Say you have an existing Docker image that you need to use (maybe it includes non-Python dependencies that you aren’t sure how to install yourself). You need to add Python to this image so that you can run your own code in it. We recommend adding miniconda to the image by adding these lines to your Dockerfile:

# Dockerfile

# see discussion below
FROM ubuntu:latest
RUN apt-get -y update \
 && apt-get install -y wget

# Docker build arguments
# use the Python version you need
# default to latest version of miniconda (which can then install any version of Python)
ARG PYTHON_VERSION=3.6
ARG MINICONDA_VERSION=latest

# set install location, and add the Python in that location to the PATH
ENV CONDA_DIR=/opt/conda
ENV PATH=${CONDA_DIR}/bin:${PATH}

# install miniconda and Python version specified in config
# (and ipython, which is nice for debugging inside the container)
RUN cd /tmp \
 && wget --quiet https://repo.continuum.io/miniconda/Miniconda3-${MINICONDA_VERSION}-Linux-x86_64.sh \
 && bash Miniconda3-${MINICONDA_VERSION}-Linux-x86_64.sh -f -b -p $CONDA_DIR \
 && rm Miniconda3-${MINICONDA_VERSION}-Linux-x86_64.sh \
 && conda install python=${PYTHON_VERSION} \
 && conda clean -y -all

After this, you can install HTMap and any other Python packages you need as in the preceeding sections.

Note that in this example we based the image on Ubuntu’s base image and installed wget, which we used to download the miniconda installer. Depending on your base image, you may need to use a different package manager (for example, yum) or different command-line file download tool (for example, curl).

I want to build an image for use on the Open Science Grid

First, read through OSG’s Singularity documentation.

Based on that, our goal will be to build a Docker image and have OSG convert it to a Singularity image that can be served by OSG. The tricky part of this is that Docker’s ENV instruction won’t carry over to Singularity, which is the usual method of etting python3 on the PATH inside the container. To remedy this, we will create a special directory structure that Singularity recognizes and uses to execute instructions with specified environments.

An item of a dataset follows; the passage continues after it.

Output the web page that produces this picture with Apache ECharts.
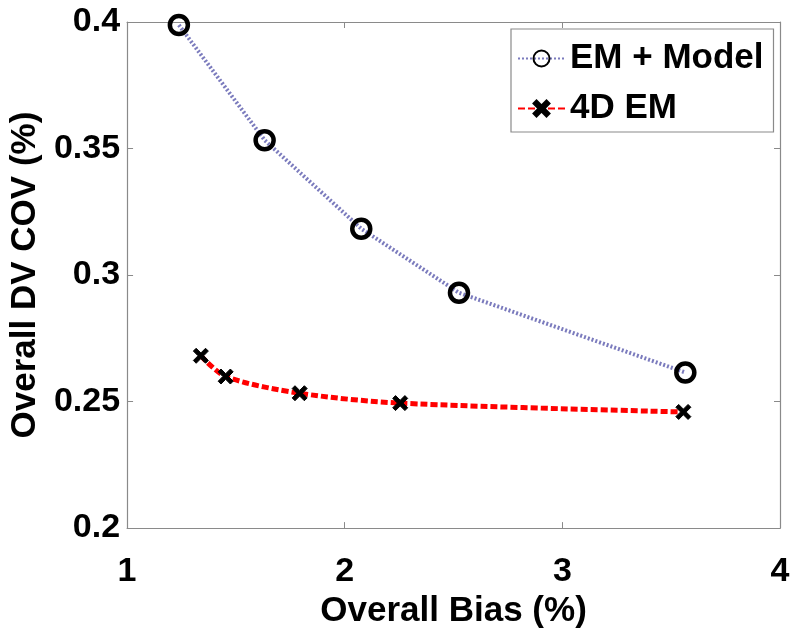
<!DOCTYPE html>
<html>
<head>
<meta charset="utf-8">
<script src="https://cdn.jsdelivr.net/npm/echarts@6/dist/echarts.min.js"></script>
<style>
html,body{margin:0;padding:0;background:#fff;}
#chart{width:800px;height:634px;}
</style>
</head>
<body>
<div id="chart"></div>
<script>
// Data
const seriesNames = ['EM + Model', '4D EM'];
const emModelX = [1.238, 1.632, 2.076, 2.525, 3.565];
const emModelY = [0.3988, 0.3533, 0.3183, 0.2930, 0.2615];
const em4dX = [1.339, 1.453, 1.793, 2.255, 3.556];
const em4dY = [0.2681, 0.2599, 0.2533, 0.2494, 0.2459];
const xTicks = [1, 2, 3, 4];
const yTicks = [0.2, 0.25, 0.3, 0.35, 0.4];
const xTitle = 'Overall Bias (%)';
const yTitle = 'Overall DV COV (%)';

const FONT = '"Liberation Sans", Arial, sans-serif';
const AXIS_COLOR = '#8a8a8a';
const crossPath = 'path://M0,3 L3,0 L8,5 L13,0 L16,3 L11,8 L16,13 L13,16 L8,11 L3,16 L0,13 L5,8 Z';

function zip(xs, ys) { return xs.map((x, i) => [x, ys[i]]); }

const baseAxisLine = { show: true, lineStyle: { color: AXIS_COLOR, width: 1.2 } };
const baseTick = { show: true, inside: true, length: 6, lineStyle: { color: AXIS_COLOR, width: 1 } };

const chart = echarts.init(document.getElementById('chart'), null, { renderer: 'canvas' });
chart.setOption({
  backgroundColor: '#fff',
  animation: false,
  grid: { left: 125, right: 20, top: 22, bottom: 98, containLabel: false },
  xAxis: [
    {
      type: 'value', min: xTicks[0], max: xTicks[xTicks.length - 1], interval: 1,
      position: 'bottom',
      name: xTitle, nameLocation: 'middle', nameGap: 52,
      nameTextStyle: { fontFamily: FONT, fontWeight: 'bold', fontSize: 35, color: '#000' },
      axisLine: baseAxisLine, axisTick: baseTick,
      axisLabel: { fontFamily: FONT, fontWeight: 'bold', fontSize: 34, color: '#000', margin: 27 },
      splitLine: { show: false }
    },
    {
      type: 'value', min: xTicks[0], max: xTicks[xTicks.length - 1], interval: 1,
      position: 'top',
      axisLine: baseAxisLine, axisTick: baseTick,
      axisLabel: { show: false }, splitLine: { show: false }
    }
  ],
  yAxis: [
    {
      type: 'value', min: yTicks[0], max: yTicks[yTicks.length - 1], interval: 0.05,
      position: 'left',
      name: yTitle, nameLocation: 'middle', nameGap: 84, nameRotate: 90,
      nameTextStyle: { fontFamily: FONT, fontWeight: 'bold', fontSize: 35, color: '#000' },
      axisLine: baseAxisLine, axisTick: baseTick,
      axisLabel: { fontFamily: FONT, fontWeight: 'bold', fontSize: 34, color: '#000', margin: 7 },
      splitLine: { show: false }
    },
    {
      type: 'value', min: yTicks[0], max: yTicks[yTicks.length - 1], interval: 0.05,
      position: 'right',
      axisLine: baseAxisLine, axisTick: baseTick,
      axisLabel: { show: false }, splitLine: { show: false }
    }
  ],
  legend: {
    orient: 'vertical',
    left: 511, top: 29,
    padding: [12, 10, 6, 6],
    itemWidth: 47, itemHeight: 20, itemGap: 15,
    backgroundColor: '#fff',
    borderColor: AXIS_COLOR, borderWidth: 1.2, borderRadius: 0,
    textStyle: { fontFamily: FONT, fontWeight: 'bold', fontSize: 35, color: '#000', padding: [0, 0, 0, 0] },
    data: seriesNames
  },
  series: [
    {
      name: seriesNames[0], type: 'line',
      xAxisIndex: 0, yAxisIndex: 0,
      data: zip(emModelX, emModelY),
      symbol: 'circle', symbolSize: 18,
      itemStyle: { color: 'rgba(255,255,255,0)', borderColor: '#000', borderWidth: 4.5 },
      lineStyle: { color: '#7b7bbd', width: 4, type: [2, 2], cap: 'butt' },
      z: 3
    },
    {
      name: seriesNames[1], type: 'line',
      xAxisIndex: 0, yAxisIndex: 0,
      data: zip(em4dX, em4dY),
      smooth: 0.3,
      symbol: crossPath, symbolSize: 15,
      itemStyle: { color: '#000', borderColor: '#000', borderWidth: 1 },
      lineStyle: { color: '#ff0000', width: 5, type: [7, 3], cap: 'butt' },
      z: 2
    }
  ]
});
</script>
</body>
</html>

This is not a Singularity tutorial, so the simplest thing to do is copy the entire singularity.d directory that htmap-exec uses: https://github.com/htcondor/htmap/tree/master/htmap-exec/singularity.d

Anything you need to specify for your environment should be done in singularity.d/env/90-environment.sh. This file will be “sourced” (run) when the image starts, before HTMap executes.

In your Dockerfile, you must copy this directory to the correct location inside the image:

# Dockerfile snippet

COPY <path/to/singularity.d> /.singularity.d

Note the path on the right: a hidden directory at the root of the filesystem. This is just a Singularity convention. The left path is just the location of the singularity.d directory you made.

Note that if you FROM an htmap-exec image, this setup will already be embedded in the image for you.